In order to sell Herbalife products, distributors are required to pay between $60-$100 for a start up pack.

Source: http://opportunity.herbalife.com/

· Complex commission structure. Be concerned unless commissions are based on products or services that you or your recruits sell to people outside the program. If you do not understand how you will be compensated, be cautious.

The "Sales & Marketing Plan and Business Rules" is over 100 pages long, with roughly 50 pages describing the compensation structure. In general, if it takes 50 pages to explain something, then it is complicated.

One of the hundreds of rules laid out in Herbalife's business pamphlet is rule 26-F (on page 81), which reads as follows:

Distributors must immediately discontinue email activity if they receive any inquiry or notice of action from a governmental authority regarding their email practices. Distributors must report all such notices or inquiries immediately to Herbalife's World Operations Home Office.Herbalife retains the option to suspend, terminate and take other disciplinary or legal action against any Distributorship that is not in compliance with Herbalife's Rules and the laws. This is in addition to Herbalife's other rights and remedies.

Link to Handbook:http://factsaboutherbalife.com/media/2012/12/Marketing-Plan-and-Business-Rules-2012.pdf (page 81)

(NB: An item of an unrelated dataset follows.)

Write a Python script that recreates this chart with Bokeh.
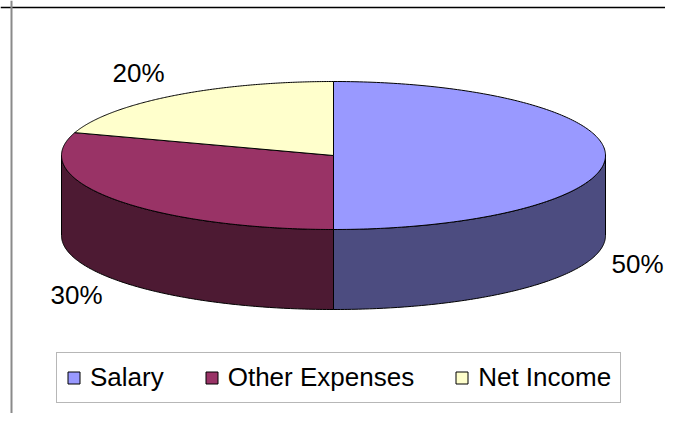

This seems odd by nature. Herbalife requires all its distributors to immediately shut down their emails and contact Herbalife in any inquiry by the government. This seems like Herbalife is preemptively expecting government inquiries, possibly because they are a pyramid scheme.

· Emphasis on recruiting. If a program primarily focuses on recruiting others to join the program for a fee, it is likely a pyramid scheme. Be skeptical if you will receive more compensation for recruiting others than for product sales.

As mentioned before, all Herbalife distributors are required to pay between $60-$100 when joining the company.

From Herbalife distributor meeting:

"If you are recruiting and your check is not moving up, you need to look at what you are considering recruiting… You want to move your check? …. My point is this: you need to find those people who are looking for opportunity."

"This is the time to recruit … There has never been a time this easy."

Link to video: http://www.factsaboutherbalife.com/susan-peterson-founders-circle-member-profile/

This article touches on the basic flaws with Herbalife. The SEC laid out specific metrics that are expected in a pyramid scheme and Herbalife fits the bill. With all the controversy, it is useful to sit back and look at the facts. In the words on Benjamin Graham, "The individual investor should act consistently as an investor and not as a speculator."

Disclosure: I am short HLF.

Additional disclosure: I own puts on Herbalife which expire in January 2015.